Johanknecht joined the King County Sheriff's Office in 1985. She spent her early years at an experimental police substation at a low-income apartment complex in Kent, assisting in undercover investigations and serving as a community liaison. Johanknecht, promoted to the rank of sergeant, served as the second-in-command at the Shoreline precinct until 1997. She was transferred to the Kenmore precinct and demoted after making comments on behalf of a city council candidate that were deemed inappropriate for a high-ranking officer. The transfer prompted a protest by her supporters outside Shoreline's city hall, where she practiced community policing and was well liked. She was made captain in 1998 and later became the first female deputy to lead the office's SWAT team. In 2013, she was assigned to command the Criminal Investigations Division and the Southwest Precinct in Burien.

===2017 election===

Johanknecht announced her candidacy for Sheriff in May 2017, looking to unseat incumbent John Urquhart after a tenure marked by allegations of bias, harassment, and sexual assault.
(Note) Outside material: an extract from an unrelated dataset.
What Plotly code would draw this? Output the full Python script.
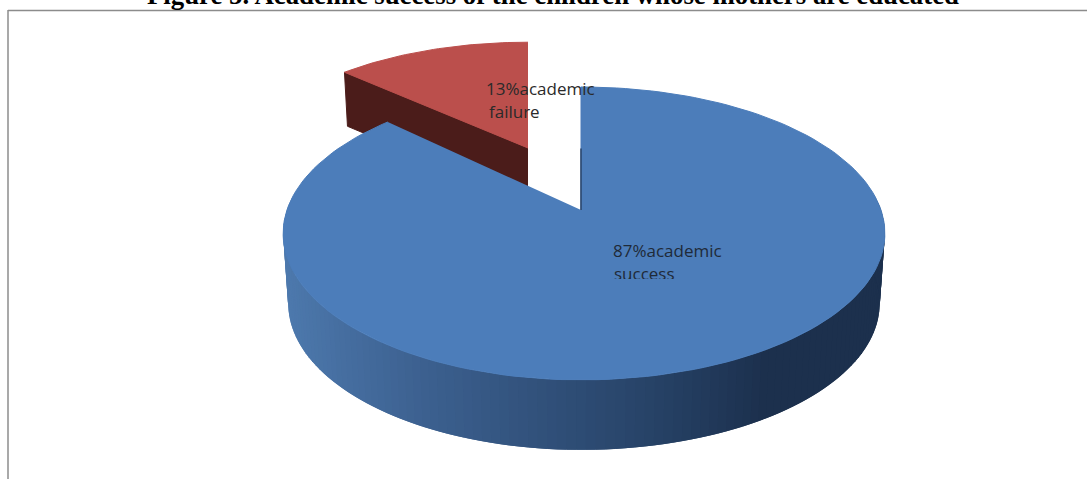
import numpy as np
import plotly.graph_objects as go

labels = ['academic success', 'academic failure']
values = [87, 13]
slice_text = ['87%academic<br>success', '13%academic<br>failure']

title_text = 'Figure 5. Academic success of the children whose mothers are educated'

BLUE_TOP = '#4c7dba'
RED_TOP = '#bb4f4c'
RED_SIDE = '#4b1c1a'
SIDE_STOPS = [(283, (78, 122, 174)), (440, (60, 96, 143)), (660, (40, 68, 105)), (780, (28, 48, 77)), (885, (28, 48, 77))]

# perspective pie: apex position, radii, tilt and thickness
APEX_X, APEX_Y = 581, 210
RX, RY, PERSP = 297, 142.7, 0.16
LEFT_STRETCH, RIGHT_STRETCH = 0.99, 1.01
DEPTH = 70
BOTTOM_SCALE = 0.983


def rim(t, apex_x=APEX_X, apex_y=APEX_Y, sx=1.0, sy=1.0):
    # t is clockwise from 12 o'clock, in radians
    u, v = np.sin(t), np.cos(t)
    w = 1 + PERSP * v
    stretch = np.where(u < 0, LEFT_STRETCH, RIGHT_STRETCH)
    return apex_x + sx * RX * stretch * u / w, apex_y - sy * RY * v / w


def side_color(x):
    xs = [s[0] for s in SIDE_STOPS]
    rgb = [np.interp(x, xs, [s[1][i] for s in SIDE_STOPS]) for i in range(3)]
    return 'rgb(%d,%d,%d)' % tuple(rgb)


fig = go.Figure()


def add_poly(xs, ys, color, width=1):
    fig.add_trace(go.Scatter(
        x=list(xs), y=list(ys), mode='lines', fill='toself', fillcolor=color,
        line=dict(color=color, width=width), hoverinfo='skip', showlegend=False
    ))


def add_label(x, y, text, color):
    fig.add_trace(go.Scatter(
        x=[x], y=[y], mode='text', text=[text], textposition='middle right',
        textfont=dict(family='Open Sans', size=17, color=color),
        hoverinfo='skip', showlegend=False
    ))


# failure slice, pulled out towards the back
total = sum(values)
split = 2 * np.pi * values[0] / total
red_t = np.linspace(split, 2 * np.pi, 40)
red_ax, red_ay, red_sx, red_sy = 528, 148, 0.95, 0.86
rx_pts, ry_pts = rim(red_t, red_ax, red_ay, red_sx, red_sy)
add_poly([red_ax, rx_pts[0], rx_pts[0] + 3, red_ax], [red_ay, ry_pts[0], ry_pts[0] + 54, red_ay + 54], RED_SIDE)
add_poly(np.r_[red_ax, rx_pts], np.r_[red_ay, ry_pts], RED_TOP)

# blue wall, strips overlap the next one so no seams show in the shading
wall_t = np.linspace(np.pi * 0.47, np.pi * 1.53, 120)
for i in range(len(wall_t) - 2, -1, -1):
    x0, y0 = rim(wall_t[i])
    x1, y1 = rim(wall_t[min(i + 2, len(wall_t) - 1)])
    xb0 = APEX_X + (x0 - APEX_X) * BOTTOM_SCALE
    xb1 = APEX_X + (x1 - APEX_X) * BOTTOM_SCALE
    add_poly([x0, x1, xb1, xb0], [y0, y1, y1 + DEPTH, y0 + DEPTH], side_color(x0), width=0)

# success slice top face
blue_t = np.linspace(0, split, 160)
bx_pts, by_pts = rim(blue_t)
add_poly(np.r_[APEX_X, bx_pts], np.r_[APEX_Y, by_pts], BLUE_TOP)

# dark sliver of the inner cut face
sx_pts, sy_pts = rim(np.array([0.0]))
fig.add_trace(go.Scatter(
    x=[APEX_X, APEX_X], y=[APEX_Y, APEX_Y - (APEX_Y - sy_pts[0]) * 0.5],
    mode='lines', line=dict(color='#2a4468', width=1.5), hoverinfo='skip', showlegend=False
))

# slice labels
success_lines = slice_text[0].split('<br>')
failure_lines = slice_text[1].split('<br>')
add_label(613, 253, success_lines[0], '#1f2a38')
add_label(614, 276, success_lines[1], '#1f2a38')
add_label(486, 91, failure_lines[0], '#2a2a2a')
add_label(489, 114, failure_lines[1], '#2a2a2a')

fig.update_layout(
    width=1087,
    height=479,
    margin=dict(l=0, r=0, t=0, b=0),
    paper_bgcolor='white',
    plot_bgcolor='white',
    showlegend=False,
    xaxis=dict(range=[0, 1087], visible=False, fixedrange=True),
    yaxis=dict(range=[479, 0], visible=False, fixedrange=True),
    shapes=[
        # frame of the pasted picture
        dict(type='line', x0=8, x1=1087, y0=10.5, y1=10.5, line=dict(color='#8c8c8c', width=1.5)),
        dict(type='line', x0=8, x1=8, y0=10, y1=479, line=dict(color='#8c8c8c', width=1.5)),
        # the lower label is cut off in the source
        dict(type='rect', x0=605, x1=700, y0=279, y1=292, fillcolor=BLUE_TOP, line=dict(width=0)),
    ],
    annotations=[dict(
        x=553, y=1, xref='x', yref='paper', yanchor='bottom', yshift=-12,
        text='<b>' + title_text + '</b>', showarrow=False,
        font=dict(family='Liberation Serif', size=26.8, color='black')
    )]
)

fig.write_html("out.html", config=dict(displayModeBar=False), post_script="document.body.style.margin='0';")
Johanknecht, backed by former County Executive Ron Sims and U.S. Representative Pramila Jayapal, faced Urquhart in a "bitterly contested" race for the office. Urquhart allegedly directed his staff to confront and intimidate Johanknecht and her supporters, namely captains in the department and the police union, prior to the announcement of her candidacy.

Johanknecht led in initial returns, with 61 percent of votes, and was declared the winner of the election by major media outlets. Urquhart conceded days later, wishing Johanknecht the best of luck and lamenting that "reformers only last one term". In the final vote count, Johanknecht led with nearly 57 percent of votes. Following the election, Johanknecht said that Urquhart had refused to contact her, and she instead sought advice about the transition from former sheriff Sue Rahr and the sheriffs of Pierce and Snohomish counties.

===Tenure as sheriff===

Johanknecht took office on January 2, 2018, taking Captain Scott Somers from the Burien precinct as chief deputy sheriff and promoting officers from other precincts to new positions. She advocated for the creation of a new gang task force in response to a fatal shooting in Burien in September 2018.

Following the 2020 George Floyd protests, the Metropolitan King County Council approved reforms to the Sheriff's Office that would limit its autonomy and scope. Among the changes was to make the sheriff an appointed position, which Johanknecht lobbied against. The reforms were approved by voters in the November 2020 election and would take effect at the end of Johanknecht's term in December 2021. The county council also approved $4.6 million in cuts to the sheriff's budget proposed by county executive Dow Constantine, redirecting funds raised from marijuana taxes to vacate marijuana convictions.

In March 2021, the Sheriff's Office announced a settlement with the family of Tommy Le, a 20-year-old who had been fatally shot by a deputy. Following the leak of an internal email from Johanknecht where she wrote that "this case is not a reflection of how I view the actions", several county councilmembers and Constantine called for her resignation. The Sheriff's Office had also been accused of not adequately addressing racial problems under her tenure. Johanknecht remained in her position until the end of her term on January 1, 2022, and was replaced by Patti Cole-Tindall.

==Personal life==

Johanknecht is lesbian and lives with her wife Maureen in West Seattle. They have an adult daughter who lives in New York. Johanknecht is an associate member of the production team for the Seattle Men's Chorus and Seattle Women's Chorus and serves on the board of the non-profit network Companis.